Bitcoin could use up as much energy as Austria by the end of 2018, and the staggering cost of electricity could keep miners from making profits on the digital currency.

Bitcoin investors could stop seeing rewards from their investments, that is, if the cryptocurrency’s energy requirements do not stop rising at exponential rates. It’s a problem not just for the environment. Bitcoin miners could find themselves neck-deep in expensive energy and hardware costs that the digital currency stops delivering profits to investors.

Bitcoin Mining Power Consumption

Financial economist and blockchain specialist Alex de Vries predicts bitcoin could use up as much as 7.67 gigawatts of electricity at year-end. This will make the digital currency’s electrical consumption almost at par with Austria, which uses up 8.2 gigawatts every year. That is about 0.5 percent of the entire planet’s energy consumption.

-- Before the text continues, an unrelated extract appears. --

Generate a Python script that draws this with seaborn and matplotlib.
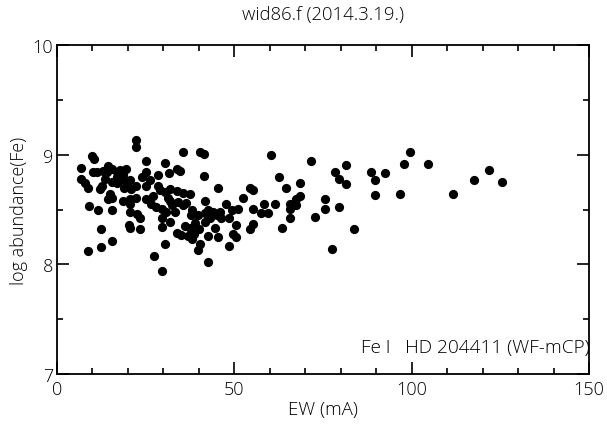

At present, bitcoin uses 2.55 gigawatts of electricity, comparable to the amount used up by Ireland. A single transaction requires the same amount of electricity used up by a household in the Netherlands for a month. As bitcoin miners put in money for more powerful mining machines and cooling technologies, De Vries believes bitcoin could eventually use up as much as 5 percent of the world’s electricity.

“That would be quite bad,” he says. “To me, half a percent is already quite shocking. It’s an extreme difference compared to the regular financial system.”

Bitcoin depends on a network of computers that put shared time-stamps on an ongoing chain of transactions, creating new “blocks” every 10 minutes. Each computer competes for the ability to add a block to a chain, and the computer that wins gets 12.5 new bitcoins, which is currently worth a little bit more than $94,000. The network performs quintillions of mathematical transactions every second, all of which is fueled by electricity.

Is Bitcoin Mining Worth It?

“You are generating numbers the whole time and the machines you’re using for that use electricity,” De Vries says. “But if you want to get a bigger slice of the pie, you need to increase your computing power. So there’s a big incentive for people to increase how much they’re spending on electricity and on machines.”

De Vries used production information from Bitmain, the world’s largest maker of mining machines, to arrive at his estimates. Still, he admits that manufacturers are extremely secretive, and researchers have to work with what they have.

He also points out that unscrupulous miners may continue mining bitcoin while avoiding its rising energy costs. For instance, he says one miner used a university’s supercomputers to mine $8,000 to $10,000 worth of bitcoin, costing the university $150,000 in electricity costs. In Russia, a bitcoin mine was shut down after refusing to pay for “several million kilowatt-hours of electricity.”

Bitcoin Research And State Policy

De Vries believes his research is useful not just in determining the bitcoin’s sustainability but also in shaping policy around the use of cryptocurrency. Some states have already begun pushing legislation restricting the use of bitcoin in economic transactions.

As of 2017, six states have banned the buying and selling of bitcoin and other alternative currencies without a license. These include New York, New Mexico, Washington, Connecticut, Hawaii, and Georgia. Most of them have included cryptocurrency into their money transmission laws, thus requiring everyone who wishes to transact in bitcoin to apply for a money transmitter’s license.

De Vries also recognizes the limitations of his method and encourages other players to conduct their own research and participate in the cryptocurrency discussion.

He also recognizes the limitations of his method and encourages other players to conduct their own research and participate in the cryptocurrency discussion.

De Vries' commentary is published in the Joule journal.